Anytime an issue does come up, though, I'll be able to solve that in several ways, either rolling it back, fixing it forward, or solving that validation manually. But this is where things become even more customizable. I can include any kinds of quality gates I choose to. So, of course, we'll have those manual pre and post deployment steps.

We'll check for conflicts against the target branch. We'll run the Salesforce validation, including those dynamically run tests. I could also trigger UI testing or static code analysis through Gearset, either using the PMD library or our own, code review tool, looking at the Salesforce well architected, framework in order to ensure best practices. On the Git side of things, any status checks that I have enabled in the Git system are pulled through automatically.

It also includes the assignment and enforcement of reviews, again, making sure that we rely on those best in class products, to follow that service driven process. One thing to note about the validation queues, this comes up with a lot of our enterprise customers where they have, you know, two hundred to three hundred PRs queuing at a time per sprint, and oftentimes that in Copado can take days to run. The nice thing about Gearset is we've made the product decision to run the queuing of validations on our side instead of letting the, like, Salesforce kind of manage the queue, the the what which, PRs are aware within the queue.

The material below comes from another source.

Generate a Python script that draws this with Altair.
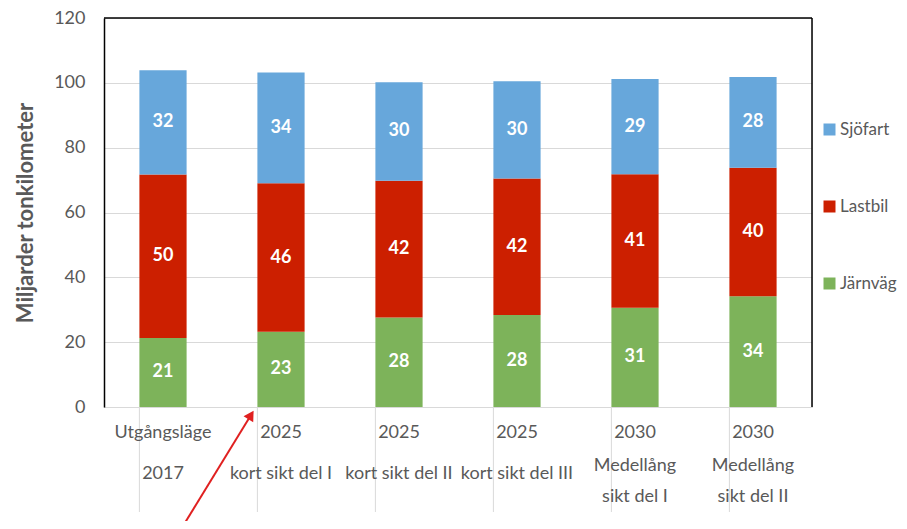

So if you have PRs that are more important that need to be validated first to be promoted, those are some that's something that you now have visibility into and can change on your side. Gives you a lot more transparency and flexibility as to what needs to be delivered into your next sandbox or production first. And that queue is done in it, so I can fast track certain things or hold things back if I choose to. Later on, I can even bundle these features together.

So when I do get to that point of releasing into production, I don't have to do it one by one. I could instead continuously validate a larger release, bundling together any number of features then, all of which are being continuously validated, and then what I can release on a scheduled basis. So no need to stay up after hours. I can have this go once everyone's offline, send a message to my Slack or Teams channel, and kick start the environment sync process again, back deploying those latest changes into any environments that have missed it.

One final thing I'll call out too. As people are pushing changes to the pipeline, if any sort of issue arises, like Taylor said, we do have excellent support available. On the other end of the support chat, there are a number of customer support engineers who typically get responses back in less than five minutes. minutes.

There's no bots on the other end of this unless you choose. Otherwise, you can speak with a subject matter expert who can, as necessary, escalate that issue to make sure you have a resolution, either guiding you to docs, hopping on a screen share, or even bringing it to engineering in critical cases. Outside of that, though, that largely covers the end to end process. I realized that was a relatively whirlwind demo, but I'd be happy to answer any questions or dive deeper, as necessary.

If there are any questions, we can put them in the chat. Otherwise, we may be able to give you all a few minutes. It is worth noting too. This is only a small slice of Gearset's platform.

Taylor mentioned that we are a full platform for DevOps, but that includes a data suite. I mentioned the code reviews and testing side of things, but you can see sandboxes move around configuration data as well as run backup and archive jobs. Not enough time to get into all that today, but, again, worth calling out that it's fully encompassing on the DevOps side of things.